───── SUPPLIED MATERIAL ─────
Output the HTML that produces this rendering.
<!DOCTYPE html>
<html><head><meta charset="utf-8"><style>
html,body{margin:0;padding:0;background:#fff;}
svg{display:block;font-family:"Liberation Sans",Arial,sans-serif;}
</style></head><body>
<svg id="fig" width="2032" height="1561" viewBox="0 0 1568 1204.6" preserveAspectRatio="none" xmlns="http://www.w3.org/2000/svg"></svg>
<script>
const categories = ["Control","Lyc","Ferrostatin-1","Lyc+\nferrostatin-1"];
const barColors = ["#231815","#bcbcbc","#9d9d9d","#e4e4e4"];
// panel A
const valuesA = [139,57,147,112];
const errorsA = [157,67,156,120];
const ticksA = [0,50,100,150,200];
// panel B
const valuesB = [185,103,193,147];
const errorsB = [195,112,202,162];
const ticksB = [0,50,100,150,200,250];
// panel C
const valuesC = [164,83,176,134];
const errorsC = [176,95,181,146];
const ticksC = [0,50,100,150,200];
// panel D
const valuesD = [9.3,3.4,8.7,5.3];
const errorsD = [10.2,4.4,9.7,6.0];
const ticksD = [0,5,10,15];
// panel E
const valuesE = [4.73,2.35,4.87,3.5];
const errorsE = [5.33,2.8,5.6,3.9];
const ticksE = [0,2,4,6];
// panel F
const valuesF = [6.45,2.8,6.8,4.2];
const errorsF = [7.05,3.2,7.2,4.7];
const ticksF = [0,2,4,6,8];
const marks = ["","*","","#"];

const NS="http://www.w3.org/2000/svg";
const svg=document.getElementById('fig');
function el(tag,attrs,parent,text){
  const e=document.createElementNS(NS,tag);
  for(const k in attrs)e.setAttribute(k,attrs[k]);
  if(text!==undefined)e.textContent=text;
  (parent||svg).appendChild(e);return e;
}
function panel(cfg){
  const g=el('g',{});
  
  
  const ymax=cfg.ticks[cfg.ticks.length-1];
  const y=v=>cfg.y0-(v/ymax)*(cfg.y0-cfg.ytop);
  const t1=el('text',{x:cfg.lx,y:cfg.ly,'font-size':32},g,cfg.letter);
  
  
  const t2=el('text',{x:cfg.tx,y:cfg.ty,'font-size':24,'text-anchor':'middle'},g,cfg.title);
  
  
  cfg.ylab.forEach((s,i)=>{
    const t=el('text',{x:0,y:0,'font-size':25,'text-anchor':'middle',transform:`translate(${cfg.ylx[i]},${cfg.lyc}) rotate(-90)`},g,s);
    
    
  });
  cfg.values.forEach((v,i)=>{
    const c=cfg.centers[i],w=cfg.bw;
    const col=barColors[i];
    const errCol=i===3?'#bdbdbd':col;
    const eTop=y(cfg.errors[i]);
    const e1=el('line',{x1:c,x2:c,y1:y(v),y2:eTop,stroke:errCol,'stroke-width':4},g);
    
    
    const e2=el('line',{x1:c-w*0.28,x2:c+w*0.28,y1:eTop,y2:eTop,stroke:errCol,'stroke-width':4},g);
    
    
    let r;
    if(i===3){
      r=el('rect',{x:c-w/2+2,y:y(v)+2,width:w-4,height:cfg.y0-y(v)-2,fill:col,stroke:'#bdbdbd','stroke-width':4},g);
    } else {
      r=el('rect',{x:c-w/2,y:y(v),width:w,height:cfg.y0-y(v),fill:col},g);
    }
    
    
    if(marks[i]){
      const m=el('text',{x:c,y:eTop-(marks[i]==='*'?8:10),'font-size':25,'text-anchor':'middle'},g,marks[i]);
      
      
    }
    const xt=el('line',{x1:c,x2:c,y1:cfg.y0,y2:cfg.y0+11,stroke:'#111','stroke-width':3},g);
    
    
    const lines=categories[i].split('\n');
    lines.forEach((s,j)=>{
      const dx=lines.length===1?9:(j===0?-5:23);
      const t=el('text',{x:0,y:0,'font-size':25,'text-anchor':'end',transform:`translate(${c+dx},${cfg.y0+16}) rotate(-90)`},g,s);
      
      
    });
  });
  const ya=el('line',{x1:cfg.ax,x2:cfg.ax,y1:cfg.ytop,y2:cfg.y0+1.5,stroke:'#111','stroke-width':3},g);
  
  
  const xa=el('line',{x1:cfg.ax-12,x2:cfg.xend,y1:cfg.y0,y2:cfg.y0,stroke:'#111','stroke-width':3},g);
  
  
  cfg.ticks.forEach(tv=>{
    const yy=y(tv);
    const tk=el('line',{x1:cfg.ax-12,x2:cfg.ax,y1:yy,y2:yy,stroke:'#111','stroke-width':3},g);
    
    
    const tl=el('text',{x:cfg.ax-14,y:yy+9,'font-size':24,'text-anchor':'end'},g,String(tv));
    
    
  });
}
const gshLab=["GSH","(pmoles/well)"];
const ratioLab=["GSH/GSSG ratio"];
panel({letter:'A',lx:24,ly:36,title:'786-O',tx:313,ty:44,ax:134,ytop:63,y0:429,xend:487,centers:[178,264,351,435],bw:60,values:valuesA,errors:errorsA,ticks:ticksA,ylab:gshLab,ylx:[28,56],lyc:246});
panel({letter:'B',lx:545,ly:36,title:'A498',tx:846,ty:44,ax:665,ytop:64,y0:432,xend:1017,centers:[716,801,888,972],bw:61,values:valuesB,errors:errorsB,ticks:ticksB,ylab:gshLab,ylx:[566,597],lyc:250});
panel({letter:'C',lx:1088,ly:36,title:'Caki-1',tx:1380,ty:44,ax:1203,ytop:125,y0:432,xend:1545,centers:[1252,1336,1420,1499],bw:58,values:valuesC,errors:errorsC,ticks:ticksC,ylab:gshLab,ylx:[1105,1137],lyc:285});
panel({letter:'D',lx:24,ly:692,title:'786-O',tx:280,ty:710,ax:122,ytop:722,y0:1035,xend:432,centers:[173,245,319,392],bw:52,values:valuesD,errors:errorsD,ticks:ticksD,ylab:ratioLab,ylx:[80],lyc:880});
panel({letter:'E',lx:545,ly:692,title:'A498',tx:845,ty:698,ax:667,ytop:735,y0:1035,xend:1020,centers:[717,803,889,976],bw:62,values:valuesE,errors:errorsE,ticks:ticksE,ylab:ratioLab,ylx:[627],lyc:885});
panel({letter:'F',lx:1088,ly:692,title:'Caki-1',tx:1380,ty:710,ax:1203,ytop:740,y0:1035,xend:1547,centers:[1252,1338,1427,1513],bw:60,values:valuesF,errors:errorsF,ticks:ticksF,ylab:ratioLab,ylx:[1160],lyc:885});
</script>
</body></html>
─────
PROBLEM TO SOLVE
Give back all the data exactly as written.

FULL RESPONSE
Output the HTML that produces this rendering.
<!DOCTYPE html>
<html><head><meta charset="utf-8"><style>
html,body{margin:0;padding:0;background:#fff;}
svg{display:block;font-family:"Liberation Sans",Arial,sans-serif;}
</style></head><body>
<svg id="fig" width="2032" height="1561" viewBox="0 0 1568 1204.6" preserveAspectRatio="none" xmlns="http://www.w3.org/2000/svg"></svg>
<script>
const categories = ["Control","Lyc","Ferrostatin-1","Lyc+\nferrostatin-1"];
const barColors = ["#231815","#bcbcbc","#9d9d9d","#e4e4e4"];
// panel A
const valuesA = [139,57,147,112];
const errorsA = [157,67,156,120];
const ticksA = [0,50,100,150,200];
// panel B
const valuesB = [185,103,193,147];
const errorsB = [195,112,202,162];
const ticksB = [0,50,100,150,200,250];
// panel C
const valuesC = [164,83,176,134];
const errorsC = [176,95,181,146];
const ticksC = [0,50,100,150,200];
// panel D
const valuesD = [9.3,3.4,8.7,5.3];
const errorsD = [10.2,4.4,9.7,6.0];
const ticksD = [0,5,10,15];
// panel E
const valuesE = [4.73,2.35,4.87,3.5];
const errorsE = [5.33,2.8,5.6,3.9];
const ticksE = [0,2,4,6];
// panel F
const valuesF = [6.45,2.8,6.8,4.2];
const errorsF = [7.05,3.2,7.2,4.7];
const ticksF = [0,2,4,6,8];
const marks = ["","*","","#"];

const NS="http://www.w3.org/2000/svg";
const svg=document.getElementById('fig');
function el(tag,attrs,parent,text){
  const e=document.createElementNS(NS,tag);
  for(const k in attrs)e.setAttribute(k,attrs[k]);
  if(text!==undefined)e.textContent=text;
  (parent||svg).appendChild(e);return e;
}
function panel(cfg){
  const g=el('g',{});
  
  
  const ymax=cfg.ticks[cfg.ticks.length-1];
  const y=v=>cfg.y0-(v/ymax)*(cfg.y0-cfg.ytop);
  const t1=el('text',{x:cfg.lx,y:cfg.ly,'font-size':32},g,cfg.letter);
  
  
  const t2=el('text',{x:cfg.tx,y:cfg.ty,'font-size':24,'text-anchor':'middle'},g,cfg.title);
  
  
  cfg.ylab.forEach((s,i)=>{
    const t=el('text',{x:0,y:0,'font-size':25,'text-anchor':'middle',transform:`translate(${cfg.ylx[i]},${cfg.lyc}) rotate(-90)`},g,s);
    
    
  });
  cfg.values.forEach((v,i)=>{
    const c=cfg.centers[i],w=cfg.bw;
    const col=barColors[i];
    const errCol=i===3?'#bdbdbd':col;
    const eTop=y(cfg.errors[i]);
    const e1=el('line',{x1:c,x2:c,y1:y(v),y2:eTop,stroke:errCol,'stroke-width':4},g);
    
    
    const e2=el('line',{x1:c-w*0.28,x2:c+w*0.28,y1:eTop,y2:eTop,stroke:errCol,'stroke-width':4},g);
    
    
    let r;
    if(i===3){
      r=el('rect',{x:c-w/2+2,y:y(v)+2,width:w-4,height:cfg.y0-y(v)-2,fill:col,stroke:'#bdbdbd','stroke-width':4},g);
    } else {
      r=el('rect',{x:c-w/2,y:y(v),width:w,height:cfg.y0-y(v),fill:col},g);
    }
    
    
    if(marks[i]){
      const m=el('text',{x:c,y:eTop-(marks[i]==='*'?8:10),'font-size':25,'text-anchor':'middle'},g,marks[i]);
      
      
    }
    const xt=el('line',{x1:c,x2:c,y1:cfg.y0,y2:cfg.y0+11,stroke:'#111','stroke-width':3},g);
    
    
    const lines=categories[i].split('\n');
    lines.forEach((s,j)=>{
      const dx=lines.length===1?9:(j===0?-5:23);
      const t=el('text',{x:0,y:0,'font-size':25,'text-anchor':'end',transform:`translate(${c+dx},${cfg.y0+16}) rotate(-90)`},g,s);
      
      
    });
  });
  const ya=el('line',{x1:cfg.ax,x2:cfg.ax,y1:cfg.ytop,y2:cfg.y0+1.5,stroke:'#111','stroke-width':3},g);
  
  
  const xa=el('line',{x1:cfg.ax-12,x2:cfg.xend,y1:cfg.y0,y2:cfg.y0,stroke:'#111','stroke-width':3},g);
  
  
  cfg.ticks.forEach(tv=>{
    const yy=y(tv);
    const tk=el('line',{x1:cfg.ax-12,x2:cfg.ax,y1:yy,y2:yy,stroke:'#111','stroke-width':3},g);
    
    
    const tl=el('text',{x:cfg.ax-14,y:yy+9,'font-size':24,'text-anchor':'end'},g,String(tv));
    
    
  });
}
const gshLab=["GSH","(pmoles/well)"];
const ratioLab=["GSH/GSSG ratio"];
panel({letter:'A',lx:24,ly:36,title:'786-O',tx:313,ty:44,ax:134,ytop:63,y0:429,xend:487,centers:[178,264,351,435],bw:60,values:valuesA,errors:errorsA,ticks:ticksA,ylab:gshLab,ylx:[28,56],lyc:246});
panel({letter:'B',lx:545,ly:36,title:'A498',tx:846,ty:44,ax:665,ytop:64,y0:432,xend:1017,centers:[716,801,888,972],bw:61,values:valuesB,errors:errorsB,ticks:ticksB,ylab:gshLab,ylx:[566,597],lyc:250});
panel({letter:'C',lx:1088,ly:36,title:'Caki-1',tx:1380,ty:44,ax:1203,ytop:125,y0:432,xend:1545,centers:[1252,1336,1420,1499],bw:58,values:valuesC,errors:errorsC,ticks:ticksC,ylab:gshLab,ylx:[1105,1137],lyc:285});
panel({letter:'D',lx:24,ly:692,title:'786-O',tx:280,ty:710,ax:122,ytop:722,y0:1035,xend:432,centers:[173,245,319,392],bw:52,values:valuesD,errors:errorsD,ticks:ticksD,ylab:ratioLab,ylx:[80],lyc:880});
panel({letter:'E',lx:545,ly:692,title:'A498',tx:845,ty:698,ax:667,ytop:735,y0:1035,xend:1020,centers:[717,803,889,976],bw:62,values:valuesE,errors:errorsE,ticks:ticksE,ylab:ratioLab,ylx:[627],lyc:885});
panel({letter:'F',lx:1088,ly:692,title:'Caki-1',tx:1380,ty:710,ax:1203,ytop:740,y0:1035,xend:1547,centers:[1252,1338,1427,1513],bw:60,values:valuesF,errors:errorsF,ticks:ticksF,ylab:ratioLab,ylx:[1160],lyc:885});
</script>
</body></html>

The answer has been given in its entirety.